How might Australia's Metadata Retention Policy effect the home of the future?
Location: Umea Institute of Design, 2014
Project Time: 10 Weeks
Team Members: Individual
Personal Contribution: Research, Brief Definition, Ideation, Concept Development, Video Prototyping, even acting!!
“Hawthorne at Home” is a work of speculative design that forecasts how the Australian Government
The fiction is based around a fictional mining company called Hawthorne Ltd, and how it transitioned from Mining minerals to mining metadata created through personal communication.
The work reflects on the changing role of commodities in modern society, and how governments will have to have tremendous foresight in creating policy.
Design fiction is the practice of creating speculative design pieces that exist within a fictional scenario. This project was intended to highlight some aspects of the current political situation in my home country of Australia.
The brief for the project was to explore how the concept of "Faceless Interaction" might impact the home of the future.
My fiction was driven by personal interest in the current policies of Metadata retention being enforced on Australian ISP's.
The current laws require ISP's and Telecommunication companies to keep records of metadata produced on their services for at least two years.
This means they have to store
- Who you contact
- When you contact them
- Your location
- Their location
- The amount of communication made (like how many texts, or how many bytes of data)
Basically, he new laws make every connected object accountable for it’s actions.
The Australian Home, 2035
The final concept presented within this project is a design fiction called “Hawthorne at Home” to frame the concept I created a design fiction in order to help speculate on possible implications the Metadata Retention Policy might have on the Australian home.
The world of Australia in 2035 is one where the “Mining Boom” that occurred between 1990 and 2015 has ended. In addition, increased control and surveillance has been made possible by the metadata laws introduced in 2015.
These laws have been solidified and economies have emerged around the storage and capture of this data.
With the largest factor in GDP now gone, Australian companies have had to take unique steps to remain in the black.
Hawthorne Ltd. is a 50 year old mining company in the middle of a transition. In order too maintain profitability, Hawthorne has looked for new commodities to mine, such as metadata produced by the Australian public.
Artefacts from the Future
Three artefacts were developed based on iconic Australian Inventions, I wanted to explore how very mundane household items might become tools of a political agenda.
The power board is based on the idea of sacrificing privacy for content. With many online experiences provided by companies like google and facebook, users are offered services in exchange for personal information that can be commoditised.
With the Power board I wanted to explore how this might work with a physical service offered in the home.
The concept is that the power board offers free electricity to the user in exchange for collecting data about any other device that is plugged into it.
The concept with the sandwich maker is to explore the concept of digital rights management in a physical form.
The user must agree to specific terms and conditions, which can change at any time.
In addition the user must upgrade the software of the product in order to maintain functionality.
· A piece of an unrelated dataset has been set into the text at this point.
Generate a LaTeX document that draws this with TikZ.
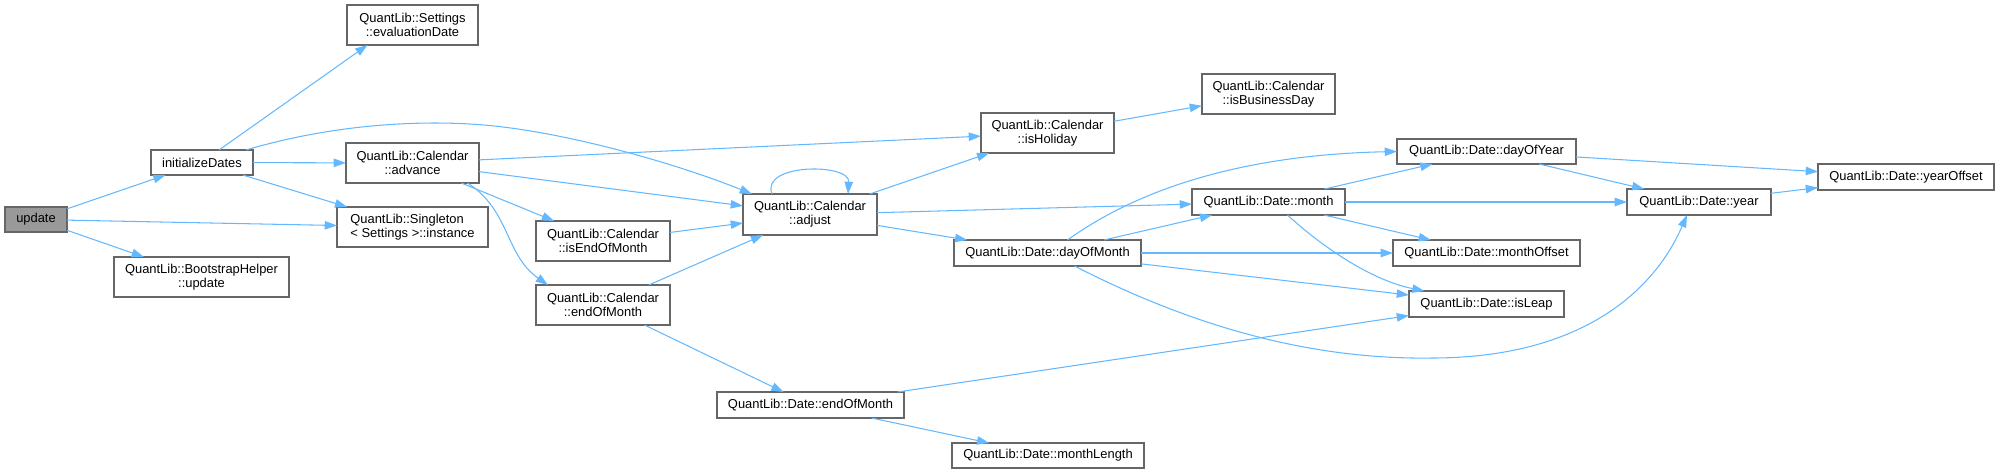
\documentclass[tikz,border=0pt]{standalone}
\usepackage{fontspec}
\setmainfont{Liberation Sans}
\usetikzlibrary{arrows.meta,calc}
\definecolor{edgeblue}{HTML}{63B8FF}
\definecolor{boxborder}{HTML}{666666}
\definecolor{rootfill}{HTML}{999999}
\begin{document}
\begin{tikzpicture}[x=0.02cm,y=-0.02cm,
  box/.style={draw=boxborder, line width=0.7pt, fill=white, inner sep=0pt, outer sep=0pt,
    align=center, font=\fontsize{7.35}{8}\selectfont, text=black},
  root/.style={box, fill=rootfill},
  e/.style={draw=edgeblue, line width=0.6pt, -{Triangle[length=7pt,width=4.8pt]}},
]
\useasboundingbox (0,0) rectangle (2000,474);

% nodes
\node[root, minimum width=1.24cm, minimum height=0.5cm] (update) at (36,219.5) {update};
\node[box, minimum width=2.04cm, minimum height=0.5cm] (initDates) at (202,162.5) {initializeDates};
\node[box, minimum width=2.62cm, minimum height=0.8cm] (evalDate) at (412.5,25) {QuantLib::Settings\\::evaluationDate};
\node[box, minimum width=2.66cm, minimum height=0.8cm] (advance) at (412.5,163) {QuantLib::Calendar\\::advance};
\node[box, minimum width=3.02cm, minimum height=0.8cm, align=left] (singleton) at (412.5,227) {QuantLib::Singleton\\< Settings >::instance};
\node[box, minimum width=3.5cm, minimum height=0.8cm] (bootstrap) at (201.5,277) {QuantLib::BootstrapHelper\\::update};
\node[box, minimum width=2.68cm, minimum height=0.8cm] (isEOM) at (603,241) {QuantLib::Calendar\\::isEndOfMonth};
\node[box, minimum width=2.68cm, minimum height=0.8cm] (calEOM) at (603,305) {QuantLib::Calendar\\::endOfMonth};
\node[box, minimum width=2.68cm, minimum height=0.82cm] (adjust) at (810,214.5) {QuantLib::Calendar\\::adjust};
\node[box, minimum width=2.66cm, minimum height=0.8cm] (isHoliday) at (1047.5,133) {QuantLib::Calendar\\::isHoliday};
\node[box, minimum width=2.66cm, minimum height=0.8cm] (isBusDay) at (1268.5,94) {QuantLib::Calendar\\::isBusinessDay};
\node[box, minimum width=3.74cm, minimum height=0.52cm] (dayOfMonth) at (1047.5,253) {QuantLib::Date::dayOfMonth};
\node[box, minimum width=3.74cm, minimum height=0.52cm] (dateEOM) at (810.5,405) {QuantLib::Date::endOfMonth};
\node[box, minimum width=3.84cm, minimum height=0.5cm] (monthLength) at (1048,455.5) {QuantLib::Date::monthLength};
\node[box, minimum width=3.06cm, minimum height=0.52cm] (month) at (1268.5,202) {QuantLib::Date::month};
\node[box, minimum width=3.58cm, minimum height=0.5cm] (dayOfYear) at (1486.5,151.5) {QuantLib::Date::dayOfYear};
\node[box, minimum width=3.74cm, minimum height=0.52cm] (monthOffset) at (1486.5,253) {QuantLib::Date::monthOffset};
\node[box, minimum width=3.1cm, minimum height=0.52cm] (isLeap) at (1486.5,304) {QuantLib::Date::isLeap};
\node[box, minimum width=2.88cm, minimum height=0.52cm] (year) at (1699,202) {QuantLib::Date::year};
\node[box, minimum width=3.52cm, minimum height=0.52cm] (yearOffset) at (1906,177) {QuantLib::Date::yearOffset};

% edges
\draw[e] (update) -- (initDates);
\draw[e] (update) -- (singleton);
\draw[e] (update) -- (bootstrap);
\draw[e] ($(initDates.north)+(17,0)$) -- ($(evalDate.south)+(-45,0)$);
\draw[e] ($(initDates.north)+(44,0)$) .. controls (320,128) and (400,120) .. (470,124)
  .. controls (560,129) and (680,165) .. ($(adjust.north)+(-58,0)$);
\draw[e] (initDates) -- (advance);
\draw[e] (initDates) -- (singleton);
\draw[e] (advance) -- (isHoliday);
\draw[e] (advance) -- (adjust);
\draw[e] (advance) -- (isEOM);
\draw[e] ($(advance.south)+(55,0)$) .. controls (510,210) and (505,255) .. ($(calEOM.north)+(-55,0)$);
\draw[e] (isEOM) -- (adjust);
\draw[e] (calEOM) -- (adjust);
\draw[e] (calEOM) -- (dateEOM);
\draw[e] ($(adjust.north)+(-38,0)$) .. controls (760,163) and (850,163) .. ($(adjust.north)+(38,0)$);
\draw[e] (adjust) -- (isHoliday);
\draw[e] (adjust) -- (month);
\draw[e] (adjust) -- (dayOfMonth);
\draw[e] (isHoliday) -- (isBusDay);
\draw[e] ($(dayOfMonth.north)+(20,0)$) .. controls (1130,195) and (1230,155) .. (dayOfYear.west);
\draw[e] (dayOfMonth) -- (month);
\draw[e] (dayOfMonth) -- (monthOffset);
\draw[e] (dayOfMonth) -- (isLeap);
\draw[e] ($(dayOfMonth.south)+(27,0)$) .. controls (1180,320) and (1300,360) .. (1432,358)
  .. controls (1570,358) and (1650,300) .. ($(year.south)+(-12,0)$);
\draw[e] (month) -- (dayOfYear);
\draw[e] (month) -- (year);
\draw[e] (month) -- (monthOffset);
\draw[e] ($(month.south)+(19,0)$) .. controls (1320,245) and (1370,280) .. ($(isLeap.north)+(-62,0)$);
\draw[e] (dayOfYear) -- (yearOffset);
\draw[e] (dayOfYear) -- (year);
\draw[e] (year) -- (yearOffset);
\draw[e] (dateEOM) -- (isLeap);
\draw[e] (dateEOM) -- (monthLength);
\end{tikzpicture}
\end{document}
The router explores the idea that metadata is itself a resource that can be mined. Initially this artefact was aimed at measuring a users adherence to nationalist ideals.
However the more I tested the object and came to understand metadata further, the concept changed.
The basis of metadata is that more is better, and so the core of this concept is now about users fulfilling a basic quota and providing a specific quantity of raw material in order to gain a service or reward.
The fictional text created to go with the project was a letter to shareholders of Hawthorne Ltd.
This document takes the position of the fictional CEO of Hawthorne, Bentham Hawthorne as he addresses shareholders.
This text was intended to present a more obvious indication of what the goals of a company might be in a future of data profiteering.
Model Making Process
I decided to use existing objects as my goal was to keep a sense of normality with the objects.
In order to make the products feel like part of a cohesive product line, I branded each object with the same logo and the same raw plywood finish.
I spent a lot of time experimenting with plywood bending, creating moulds, forming with tension, and trying to create bends by subtracting material.
In the end a combination of over-bending, strong glue and good clamps did the job.
This project has been very challenging in terms of being able to explore ideas about my home country. I think living away from home for the last four years has given me a sense of distance from Australia, and in some ways this project helped me to come to terms with some elements of the Australian identity that I might have been ignoring
The scary thing about the concept that I presented is that it really only feels about five percent away from reality.
I hope that this project has in some way made visible the problems that can arise when governments take narrow views and heavy handed approaches to the complexity of governing changing digital spaces.